7. The Ground No. 3 is regarding disallowance of Rs. 16,27,495/- being 10% of Rs. 1,62,74,947/- claimed as maintenance of JHV Mall which was disallowed by the A.O. and the same has been upheld by the CIT(A). The Ld. counsel for the assessee submitted that the CIT(A) has erred in sustaining the disallowance ignoring the fact that Rs. 10,61,415/ – for building maintenance has been incurred during the year under consideration in the books of accounts of JHV mall and Multiplex, remaining Rs. 1,52,13,531/- related to Ramada Plaza Hotel, however, the repair and maintenance of building related to JHV Mall and Multiplex amount of Rs. 10,61,415 / -has been incurred against the CAM charges received amounting to Rs. 1,36,73,547/-. Thus, the disallowance of building repair treating the same against the rental income is highly unjustified. The Ld. Counsel also submitted that in the subsequent year i.e. Assessment Year 20 18-19 the same issue arose for consideration before the A.O. and after hearing in detail, no such disallowance has been made by the Department. Therefore, submitted that the addition made in the present Assessment Year deserves to be deleted.

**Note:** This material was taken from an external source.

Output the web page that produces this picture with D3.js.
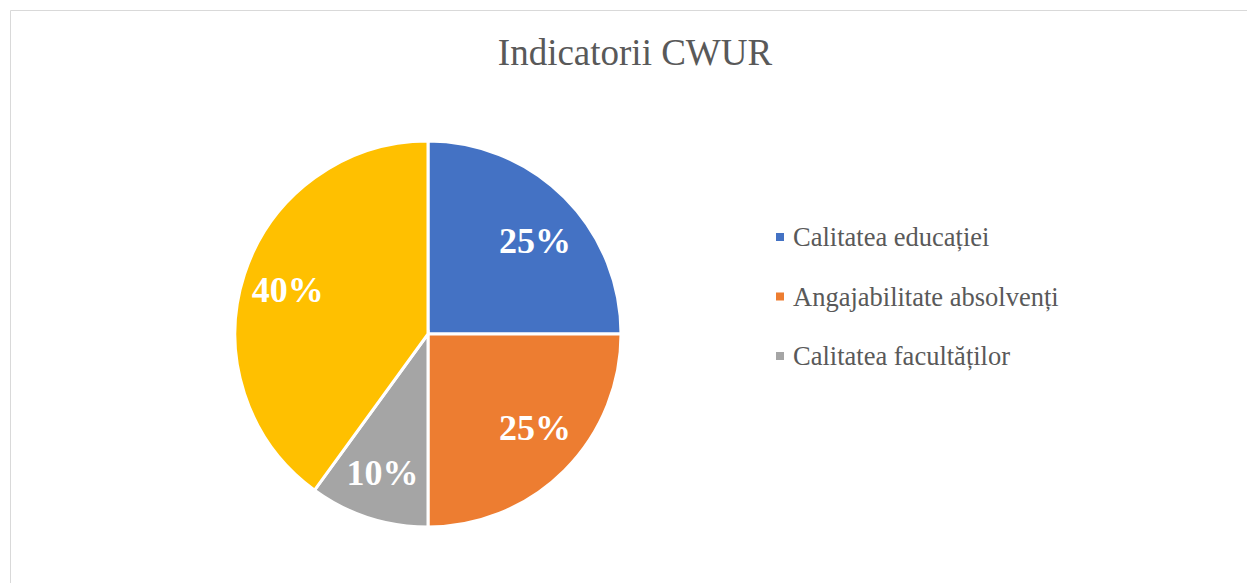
<!DOCTYPE html>
<html>
<head>
<meta charset="utf-8">
<script src="https://cdn.jsdelivr.net/npm/d3@7"></script>
<style>
  body { margin: 0; background: #fff; }
</style>
</head>
<body>
<svg width="1247" height="583"></svg>
<script>
const categories = ["Calitatea educației", "Angajabilitate absolvenți", "Calitatea facultăților", "Alți indicatori"];
const values = [25, 25, 10, 40];
const colors = ["#4472C4", "#ED7D31", "#A5A5A5", "#FFC000"];
const legendCount = 3; // only the first three appear in the legend

const svg = d3.select("svg");
const width = +svg.attr("width");
const height = +svg.attr("height");

// chart area border (right & bottom are cut off)
svg.append("path")
    .attr("d", `M10.5,${height} L10.5,10.5 L${width},10.5`)
    .attr("fill", "none")
    .attr("stroke", "#d9d9d9")
    .attr("stroke-width", 1);

svg.append("text")
    .attr("x", 635)
    .attr("y", 65)
    .attr("text-anchor", "middle")
    .attr("font-family", "Liberation Serif, Times New Roman, serif")
    .attr("font-size", 37)
    .attr("fill", "#595959")
    .text("Indicatorii CWUR");

const cx = 428, cy = 334, r = 193;

const pie = d3.pie().sort(null).value(d => d.value);
const data = pie(categories.map((c, i) => ({name: c, value: values[i], color: colors[i]})));

const arc = d3.arc().innerRadius(0).outerRadius(r);
const labelArc = d3.arc().innerRadius(147).outerRadius(147);

const g = svg.append("g").attr("transform", `translate(${cx},${cy})`);

g.selectAll("path")
    .data(data)
    .join("path")
    .attr("d", arc)
    .attr("fill", d => d.data.color)
    .attr("stroke", "#fff")
    .attr("stroke-width", 3);

g.selectAll("text")
    .data(data)
    .join("text")
    .attr("transform", d => {
        const [x, y] = labelArc.centroid(d);
        // labels near the diagonals sit a bit flatter (Excel best fit)
        const mid = (d.startAngle + d.endAngle) / 2;
        const s = Math.pow(Math.abs(Math.sin(2 * mid)), 4);
        return `translate(${x * (1 + 0.03 * s)},${y * (1 - 0.1 * s)})`;
    })
    .attr("text-anchor", "middle")
    .attr("dy", "0.35em")
    .attr("font-family", "Liberation Serif, Times New Roman, serif")
    .attr("font-weight", "bold")
    .attr("font-size", 36)
    .attr("fill", "#fff")
    .text(d => d.data.value + "%");

// legend
const legend = svg.append("g")
    .selectAll("g")
    .data(data.slice(0, legendCount))
    .join("g")
    .attr("transform", (d, i) => `translate(776,${237 + i * 59.5})`);

legend.append("rect")
    .attr("x", 0)
    .attr("y", -4)
    .attr("width", 8)
    .attr("height", 8)
    .attr("fill", d => d.data.color);

legend.append("text")
    .attr("x", 17)
    .attr("dy", "0.35em")
    .attr("font-family", "Liberation Serif, Times New Roman, serif")
    .attr("font-size", 26.5)
    .attr("fill", "#595959")
    .text(d => d.data.name);
</script>
</body>
</html>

8. The Ld. DR relied on the findings of the A.O. and the CIT(A) and submitted that the above grounds of Appeal of the assessee deserves to be dismissed.
9. We have heard both the parties and perused the material available on The assessee running hotel under the name and style of Ramada Plaza, JHV in the separate premises, apart from the hotel, the assessee having JHV Mall in which the assessee is running a Multiplex Theater, Food court and shops given on rent, the expenses claimed in P & L Account are business expenditure against business income of hotel business, theatre income, food court, Mirchi Restaurant etc. it is the case of the assessee that during the year the assessee earned rent from various shops of Rs.4,81,82,741/- and Rs. 1,53,28,744/- as common area maintenance charges. Common area maintenance charges is business income against various expenses for running and maintenance of Common facilities i.e., Housekeeping expenses, Repair & Maintenance Expenses, Mall Insurance, Security Expenses, Staff Salary (Mall Operation), electricity charges for common area etc not area given on rent, accordingly the same is part of business income and expenses over & above incurred by the assessee is allowable as business expenditure. It is further submitted that hotel JHV Ramada and JHV Mall both are running in separate premises.

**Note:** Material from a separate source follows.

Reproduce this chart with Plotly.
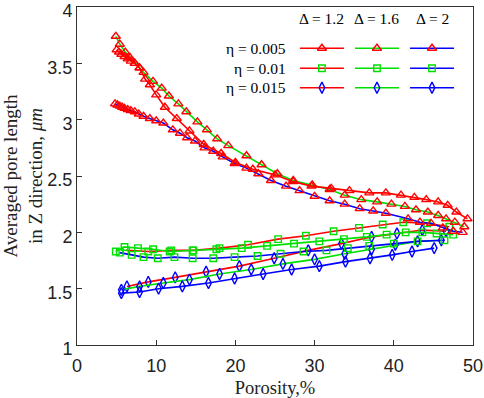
import plotly.graph_objects as go

# ---------------- data ----------------
# eta = 0.005 (triangles)
x_t_12 = [5.0, 5.3, 5.6, 6.0, 6.4, 6.8, 7.3, 7.9, 8.6, 9.2, 10.0, 11.1, 12.6, 14.2, 16.0, 18.2, 20.0, 22.2, 25.0, 27.3, 29.6, 32.1, 34.4, 36.9, 39.0, 40.9, 42.6, 44.1, 45.6, 46.8, 47.9, 49.3]
y_t_12 = [3.62, 3.60, 3.58, 3.56, 3.54, 3.52, 3.50, 3.46, 3.36, 3.31, 3.22, 3.11, 3.01, 2.90, 2.78, 2.70, 2.62, 2.56, 2.51, 2.45, 2.41, 2.39, 2.37, 2.35, 2.35, 2.33, 2.31, 2.29, 2.27, 2.24, 2.18, 2.12]
x_t_16 = [4.9, 5.4, 6.1, 6.7, 7.3, 7.9, 8.4, 9.6, 10.7, 11.6, 12.8, 13.8, 15.2, 16.4, 17.7, 19.1, 21.4, 23.3, 25.3, 27.3, 29.7, 31.9, 33.8, 35.9, 37.9, 39.7, 41.4, 42.8, 44.3, 45.6, 46.6, 47.7, 48.9]
y_t_16 = [3.74, 3.67, 3.60, 3.55, 3.50, 3.46, 3.42, 3.34, 3.28, 3.21, 3.14, 3.07, 2.98, 2.91, 2.83, 2.77, 2.68, 2.60, 2.52, 2.46, 2.42, 2.38, 2.33, 2.29, 2.27, 2.25, 2.23, 2.20, 2.18, 2.15, 2.12, 2.09, 2.05]
x_t_20 = [4.8, 5.1, 5.4, 5.7, 6.0, 6.4, 6.8, 7.3, 7.8, 8.4, 9.2, 10.0, 10.9, 12.1, 13.0, 13.9, 14.9, 16.1, 17.2, 18.4, 19.9, 21.4, 22.9, 24.5, 26.4, 28.1, 30.0, 31.9, 33.8, 35.7, 37.4, 39.0, 41.8, 43.3, 44.7, 46.2, 47.5, 48.7]
y_t_20 = [3.14, 3.13, 3.12, 3.11, 3.10, 3.09, 3.08, 3.07, 3.05, 3.03, 3.01, 2.99, 2.97, 2.91, 2.88, 2.84, 2.81, 2.75, 2.72, 2.67, 2.61, 2.57, 2.52, 2.46, 2.41, 2.37, 2.32, 2.28, 2.25, 2.21, 2.19, 2.17, 2.12, 2.09, 2.08, 2.04, 2.01, 2.00]

# eta = 0.01 (squares)
x_s_12 = [6.2, 9.0, 11.9, 14.7, 18.0, 21.6, 25.4, 28.9, 32.4, 35.6, 38.6, 41.2, 44.2, 47.0]
y_s_12 = [1.84, 1.83, 1.84, 1.84, 1.86, 1.89, 1.94, 1.97, 2.01, 2.04, 2.07, 2.09, 2.08, 2.05]
x_s_16 = [4.9, 6.0, 7.7, 9.6, 11.7, 14.6, 17.6, 20.8, 24.0, 27.4, 30.6, 33.7, 36.6, 39.1, 41.5, 43.6, 45.4, 47.5]
y_s_16 = [1.83, 1.87, 1.86, 1.85, 1.83, 1.84, 1.85, 1.86, 1.88, 1.90, 1.92, 1.94, 1.96, 1.98, 2.00, 2.00, 1.99, 1.98]
x_s_20 = [5.4, 6.9, 8.4, 10.2, 12.3, 14.6, 17.2, 19.9, 22.8, 25.7, 28.6, 31.5, 34.2, 36.9, 40.0, 43.0, 46.4]
y_s_20 = [1.82, 1.80, 1.78, 1.77, 1.78, 1.77, 1.77, 1.78, 1.79, 1.81, 1.83, 1.84, 1.86, 1.88, 1.90, 1.92, 1.93]

# eta = 0.015 (diamonds)
x_d_12 = [6.3, 9.0, 12.4, 16.3, 20.5, 24.9, 29.2, 33.4, 37.2, 40.4, 43.6, 46.6]
y_d_12 = [1.52, 1.56, 1.60, 1.65, 1.70, 1.77, 1.84, 1.90, 1.96, 1.99, 2.02, 2.01]
x_d_16 = [5.6, 7.9, 10.9, 14.2, 18.0, 22.0, 26.0, 30.0, 33.8, 37.2, 40.2, 43.0, 46.0]
y_d_16 = [1.49, 1.52, 1.55, 1.58, 1.63, 1.67, 1.72, 1.76, 1.81, 1.85, 1.89, 1.92, 1.93]
x_d_20 = [5.6, 7.9, 10.3, 13.3, 16.6, 19.9, 23.5, 27.1, 30.6, 33.9, 37.0, 39.8, 42.3, 45.1]
y_d_20 = [1.46, 1.47, 1.50, 1.52, 1.55, 1.59, 1.63, 1.67, 1.70, 1.74, 1.77, 1.80, 1.83, 1.86]

eta_labels = ["η = 0.005", "η = 0.01", "η = 0.015"]
delta_labels = ["Δ = 1.2", "Δ = 1.6", "Δ = 2"]
x_ticks = [0, 10, 20, 30, 40, 50]
y_ticks = [1, 1.5, 2, 2.5, 3, 3.5, 4]

# ---------------- styles ----------------
line_colors = ["#ff0000", "#00e000", "#0000ff"]          # by Delta
marker_syms = ["triangle-up-open", "square-open", "diamond-tall-open"]  # by eta
marker_cols = ["#ff0000", "#00e000", "#0000ff"]           # by eta
marker_sizes = [8, 6.5, 8]

series = [
    (x_d_12, y_d_12, 2, 0), (x_d_16, y_d_16, 2, 1), (x_d_20, y_d_20, 2, 2),
    (x_s_12, y_s_12, 1, 0), (x_s_16, y_s_16, 1, 1), (x_s_20, y_s_20, 1, 2),
    (x_t_20, y_t_20, 0, 2), (x_t_16, y_t_16, 0, 1), (x_t_12, y_t_12, 0, 0),
]

fig = go.Figure()
for xs, ys, ei, di in series:
    fig.add_trace(go.Scatter(
        x=xs, y=ys, mode="lines+markers",
        line=dict(color=line_colors[di], width=1.6),
        marker=dict(symbol=marker_syms[ei], color=marker_cols[ei], size=marker_sizes[ei],
                    line=dict(width=1.4, color=marker_cols[ei])),
        showlegend=False, hoverinfo="skip", cliponaxis=False))

# ---------------- custom grid legend (overlay axes in paper units) ----------------
row_y = [0.878, 0.819, 0.761]
col_x0 = [0.563, 0.702, 0.841]
col_x1 = [0.674, 0.813, 0.952]
for ei in range(3):
    for di in range(3):
        fig.add_trace(go.Scatter(
            x=[col_x0[di], (col_x0[di] + col_x1[di]) / 2, col_x1[di]],
            y=[row_y[ei]] * 3, xaxis="x2", yaxis="y2", mode="lines",
            line=dict(color=line_colors[di], width=1.6),
            showlegend=False, hoverinfo="skip"))
        fig.add_trace(go.Scatter(
            x=[(col_x0[di] + col_x1[di]) / 2], y=[row_y[ei]], xaxis="x2", yaxis="y2",
            mode="markers",
            marker=dict(symbol=marker_syms[ei], color=marker_cols[ei], size=marker_sizes[ei],
                        line=dict(width=1.4, color=marker_cols[ei])),
            showlegend=False, hoverinfo="skip"))

serif = "Liberation Serif"
sans = "Liberation Sans"
for ei, lab in enumerate(eta_labels):
    fig.add_annotation(x=0.532, y=row_y[ei], xref="paper", yref="paper", text=lab,
                       showarrow=False, xanchor="right", yanchor="middle",
                       font=dict(family=serif, size=15.5, color="black"))
for di, lab in enumerate(delta_labels):
    fig.add_annotation(x=(col_x0[di] + col_x1[di]) / 2, y=0.967, xref="paper", yref="paper",
                       text=lab, showarrow=False, xanchor="center", yanchor="middle",
                       font=dict(family=serif, size=15.5, color="black"))

axis_common = dict(showgrid=False, zeroline=False, showline=True, linecolor="#333333",
                   linewidth=1, mirror=True, ticks="inside", ticklen=5, tickcolor="#333333",
                   automargin=False, ticklabeloverflow="allow",
                   tickfont=dict(family=sans, size=18, color="#222222"))

fig.update_layout(
    width=484, height=398,
    margin=dict(l=77, r=11, t=7, b=53, autoexpand=False),
    paper_bgcolor="white", plot_bgcolor="white",
    font=dict(family=sans),
    xaxis=dict(range=[0, 50], tickvals=x_ticks, ticklabelstandoff=4, **axis_common,
               title=dict(text="Porosity,%", font=dict(family=serif, size=18.5, color="#222222"),
                          standoff=8)),
    yaxis=dict(range=[1, 4], tickvals=y_ticks, ticklabelshift=4, **axis_common,
               title=dict(text="Averaged pore length<br>in Z direction, <i>μm</i>",
                          font=dict(family=serif, size=19, color="#222222"), standoff=4)),
    xaxis2=dict(range=[0, 1], overlaying="x", visible=False),
    yaxis2=dict(range=[0, 1], overlaying="y", visible=False),
    showlegend=False,
)

fig.write_html("out.html", config={"displayModeBar": False},
               post_script="document.body.style.margin='0';document.body.style.overflow='hidden';")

10. The dispute before the A.O. regarding building repair and maintenance expenses against rental income. The assessee had provided details of building repair and maintenance unit wise and corresponding business income as under:-
Particulars | JHV Mall & Multiplex |
Ramada Plaza (Hotel) |
Building Repair and maintenance Expense | 10,61,415/- | 1,52,13,531/- |
A. Revenue from Shop Rent. | 4,33,71,916/- | 48,10,825/- |
B. Revenue from CAM Charges | 1,36,73,547/- | 16,55,197/- |
C. Revenue from Food court | 47,19,642/- | |
D. Revenue from Homemaker (Retail shop) | 5,69,38,597/- | |
E. Theater Income | 6,03,55,160/- | |
F. Sale of Food and Beverage | 2,16,87,542/- | 7,38,53,902/- |
G. Others Sales | 44,88,729/- | 60,40,406/- |
H. Hotel Room Sales | 16,73,44,813/- | |
1. Total Revenue (A to H above) | 20,52,35,133/- | 25,37,05,143/- |
11. From the above chart it depicts that only Rs. 10,61,415/ – for building maintenance has been incurred during the year under consideration in the books of account of JHV Mall and multiplex and remaining Rs. 1,52,13,531/- related to Ramada Plaza Hotel. It is the case of the assessee that the repair and maintenance of building related to JHV Mall and Multiplex amounting to Rs. 10,61,415/- has been incurred against the CAM charges received amounting to Rs. 1,36,73,547/-. Thus, the CIT(A) has committed an error in making proportionate disallowance of building repairs treating the same against the rental income. It is found that the similar issue has also arose for consideration before the A.O. for the Assessment Year 20 18-19, in the draft assessment order placed in the paper book Page No. 85 to 88, the similar issue has been considered by the A.O. but in the final Assessment Order for the Assessment Year 20 18-19 placed on paper book 89 to 90 no such disallowance has been made. Considering the above facts and circumstances, we find merit in the argument of the Ld. AR regarding Ground No. 3 and we deem it fit to allow the ground No.3. Accordingly, Ground No. 3 of the assessee is allowed and the disallowance of Rs. 16,27,495/- made by the A.O. which was sustained by the CIT(A) is hereby deleted.
12. In the result, the Appeal filed by the assessee is partly allowed for statistical purpose.